─── RECORDS SHOWN ───

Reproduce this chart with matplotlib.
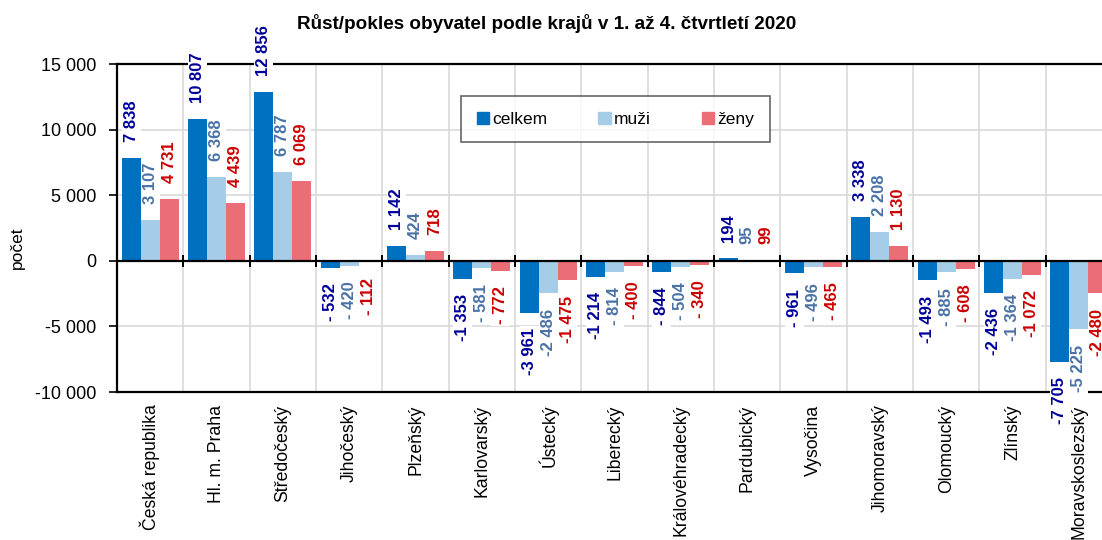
import matplotlib

matplotlib.use("Agg")
import matplotlib.pyplot as plt
from matplotlib.patches import Patch
from matplotlib.ticker import FuncFormatter
import numpy as np

plt.rcParams["font.family"] = ["Liberation Sans", "DejaVu Sans"]

# --- data ---------------------------------------------------------------------
regions = [
    "Česká republika", "Hl. m. Praha", "Středočeský", "Jihočeský", "Plzeňský",
    "Karlovarský", "Ústecký", "Liberecký", "Královéhradecký", "Pardubický",
    "Vysočina", "Jihomoravský", "Olomoucký", "Zlínský", "Moravskoslezský",
]
celkem = [7838, 10807, 12856, -532, 1142, -1353, -3961, -1214, -844, 194,
          -961, 3338, -1493, -2436, -7705]
muzi = [3107, 6368, 6787, -420, 424, -581, -2486, -814, -504, 95,
        -496, 2208, -885, -1364, -5225]
zeny = [4731, 4439, 6069, -112, 718, -772, -1475, -400, -340, 99,
        -465, 1130, -608, -1072, -2480]
series_names = ["celkem", "muži", "ženy"]
y_ticks = [-10000, -5000, 0, 5000, 10000, 15000]

BAR_COLORS = ["#0070C0", "#A6CDE8", "#EB6E76"]
LABEL_COLORS = ["#000099", "#4A72A6", "#CC0000"]
GRID = "#D9D9D9"


def fmt(v):
    """Excel-like '# ##0' with space as thousands separator."""
    s = f"{abs(int(v)):,}".replace(",", " ")
    if v < 0:
        return ("- " if abs(v) < 1000 else "-") + s
    return s


fig = plt.figure(figsize=(11.02, 5.4), dpi=100)
ax = fig.add_axes([0.1062, 0.274, 0.9029, 0.6074])

x = np.arange(len(regions))
width = 0.287
for i, (vals, name) in enumerate(zip([celkem, muzi, zeny], series_names)):
    xs = x + (i - 1) * width
    ax.bar(xs, vals, width=width, color=BAR_COLORS[i], zorder=2, label=name)
    for xv, v in zip(xs, vals):
        off = 11.5 if v >= 0 else -11
        ax.annotate(
            fmt(v), xy=(xv, v), xytext=(0, off), textcoords="offset points",
            rotation=90, ha="center", va="bottom" if v >= 0 else "top",
            fontsize=12, fontweight="bold", color=LABEL_COLORS[i],
            bbox=dict(boxstyle="square,pad=0.12", fc="white", ec="none"),
            annotation_clip=False, zorder=6,
        )

ax.set_xlim(-0.5, len(regions) - 0.5)
ax.set_ylim(y_ticks[0], y_ticks[-1])
ax.set_yticks(y_ticks)
ax.yaxis.set_major_formatter(FuncFormatter(lambda v, p: fmt(v)))
ax.tick_params(axis="y", labelsize=13, length=6, width=1.2, pad=9,
               direction="out")

ax.set_xticks(x)
ax.set_xticklabels(regions, rotation=90, fontsize=12.7)
ax.tick_params(axis="x", length=0, pad=9)

# gridlines: horizontal at major ticks, vertical at category boundaries
bounds = np.arange(len(regions) + 1) - 0.5
ax.set_xticks(bounds, minor=True)
ax.tick_params(axis="x", which="minor", length=0)
ax.grid(axis="y", color=GRID, lw=1.2, zorder=0)
ax.grid(axis="x", which="minor", color=GRID, lw=1.2, zorder=0)
ax.set_axisbelow(True)

for side in ("top", "bottom", "left"):
    ax.spines[side].set_color("black")
    ax.spines[side].set_linewidth(1.6)
ax.spines["right"].set_visible(False)
ax.axhline(0, color="black", lw=1.6, zorder=3)
ax.plot(bounds, np.zeros_like(bounds), ls="none", marker="|", ms=9,
        mew=1.4, color="black", zorder=3, clip_on=False)

ax.set_ylabel("počet", fontsize=12.5)
ax.yaxis.set_label_coords(-0.093, 0.44)

handles = [Patch(color=c) for c in BAR_COLORS]
leg = ax.legend(
    handles, series_names, ncol=3, loc="center",
    bbox_to_anchor=(0.3457, 0.832, 0.3106, 0.0), mode="expand",
    fontsize=12.5, frameon=True, fancybox=False, edgecolor="#404040",
    handlelength=0.7, handleheight=0.7, handletextpad=0.2, columnspacing=2.0,
    borderpad=0.9, borderaxespad=0,
)
leg.get_frame().set_linewidth(1.2)
leg.set_zorder(7)

fig.text(0.496, 0.957, "Růst/pokles obyvatel podle krajů v 1. až 4. čtvrtletí 2020",
         ha="center", va="center", fontsize=13.6, fontweight="bold")

fig.savefig("out.png", dpi=100)
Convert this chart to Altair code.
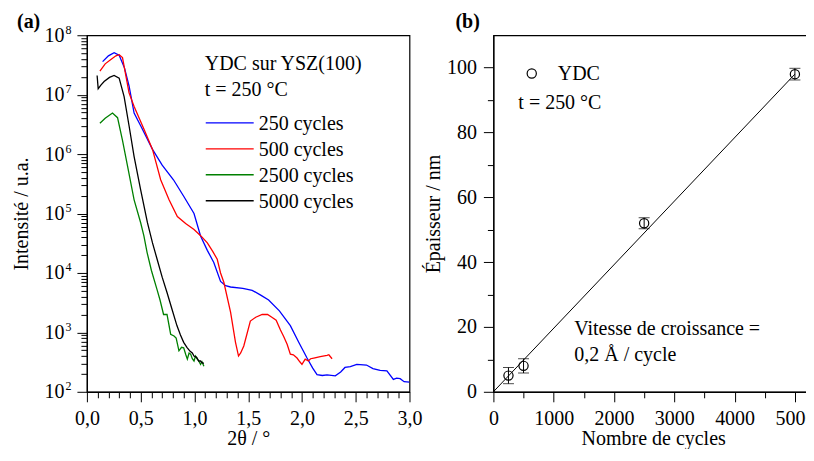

───

Copy each line of the records precisely and drop any images they hold.

Reproduce this chart with matplotlib.
import matplotlib

matplotlib.use("Agg")
import matplotlib.pyplot as plt
from matplotlib.patches import Patch
from matplotlib.ticker import FuncFormatter
import numpy as np

plt.rcParams["font.family"] = ["Liberation Sans", "DejaVu Sans"]

# --- data ---------------------------------------------------------------------
regions = [
    "Česká republika", "Hl. m. Praha", "Středočeský", "Jihočeský", "Plzeňský",
    "Karlovarský", "Ústecký", "Liberecký", "Královéhradecký", "Pardubický",
    "Vysočina", "Jihomoravský", "Olomoucký", "Zlínský", "Moravskoslezský",
]
celkem = [7838, 10807, 12856, -532, 1142, -1353, -3961, -1214, -844, 194,
          -961, 3338, -1493, -2436, -7705]
muzi = [3107, 6368, 6787, -420, 424, -581, -2486, -814, -504, 95,
        -496, 2208, -885, -1364, -5225]
zeny = [4731, 4439, 6069, -112, 718, -772, -1475, -400, -340, 99,
        -465, 1130, -608, -1072, -2480]
series_names = ["celkem", "muži", "ženy"]
y_ticks = [-10000, -5000, 0, 5000, 10000, 15000]

BAR_COLORS = ["#0070C0", "#A6CDE8", "#EB6E76"]
LABEL_COLORS = ["#000099", "#4A72A6", "#CC0000"]
GRID = "#D9D9D9"


def fmt(v):
    """Excel-like '# ##0' with space as thousands separator."""
    s = f"{abs(int(v)):,}".replace(",", " ")
    if v < 0:
        return ("- " if abs(v) < 1000 else "-") + s
    return s


fig = plt.figure(figsize=(11.02, 5.4), dpi=100)
ax = fig.add_axes([0.1062, 0.274, 0.9029, 0.6074])

x = np.arange(len(regions))
width = 0.287
for i, (vals, name) in enumerate(zip([celkem, muzi, zeny], series_names)):
    xs = x + (i - 1) * width
    ax.bar(xs, vals, width=width, color=BAR_COLORS[i], zorder=2, label=name)
    for xv, v in zip(xs, vals):
        off = 11.5 if v >= 0 else -11
        ax.annotate(
            fmt(v), xy=(xv, v), xytext=(0, off), textcoords="offset points",
            rotation=90, ha="center", va="bottom" if v >= 0 else "top",
            fontsize=12, fontweight="bold", color=LABEL_COLORS[i],
            bbox=dict(boxstyle="square,pad=0.12", fc="white", ec="none"),
            annotation_clip=False, zorder=6,
        )

ax.set_xlim(-0.5, len(regions) - 0.5)
ax.set_ylim(y_ticks[0], y_ticks[-1])
ax.set_yticks(y_ticks)
ax.yaxis.set_major_formatter(FuncFormatter(lambda v, p: fmt(v)))
ax.tick_params(axis="y", labelsize=13, length=6, width=1.2, pad=9,
               direction="out")

ax.set_xticks(x)
ax.set_xticklabels(regions, rotation=90, fontsize=12.7)
ax.tick_params(axis="x", length=0, pad=9)

# gridlines: horizontal at major ticks, vertical at category boundaries
bounds = np.arange(len(regions) + 1) - 0.5
ax.set_xticks(bounds, minor=True)
ax.tick_params(axis="x", which="minor", length=0)
ax.grid(axis="y", color=GRID, lw=1.2, zorder=0)
ax.grid(axis="x", which="minor", color=GRID, lw=1.2, zorder=0)
ax.set_axisbelow(True)

for side in ("top", "bottom", "left"):
    ax.spines[side].set_color("black")
    ax.spines[side].set_linewidth(1.6)
ax.spines["right"].set_visible(False)
ax.axhline(0, color="black", lw=1.6, zorder=3)
ax.plot(bounds, np.zeros_like(bounds), ls="none", marker="|", ms=9,
        mew=1.4, color="black", zorder=3, clip_on=False)

ax.set_ylabel("počet", fontsize=12.5)
ax.yaxis.set_label_coords(-0.093, 0.44)

handles = [Patch(color=c) for c in BAR_COLORS]
leg = ax.legend(
    handles, series_names, ncol=3, loc="center",
    bbox_to_anchor=(0.3457, 0.832, 0.3106, 0.0), mode="expand",
    fontsize=12.5, frameon=True, fancybox=False, edgecolor="#404040",
    handlelength=0.7, handleheight=0.7, handletextpad=0.2, columnspacing=2.0,
    borderpad=0.9, borderaxespad=0,
)
leg.get_frame().set_linewidth(1.2)
leg.set_zorder(7)

fig.text(0.496, 0.957, "Růst/pokles obyvatel podle krajů v 1. až 4. čtvrtletí 2020",
         ha="center", va="center", fontsize=13.6, fontweight="bold")

fig.savefig("out.png", dpi=100)
Convert this chart to Altair code.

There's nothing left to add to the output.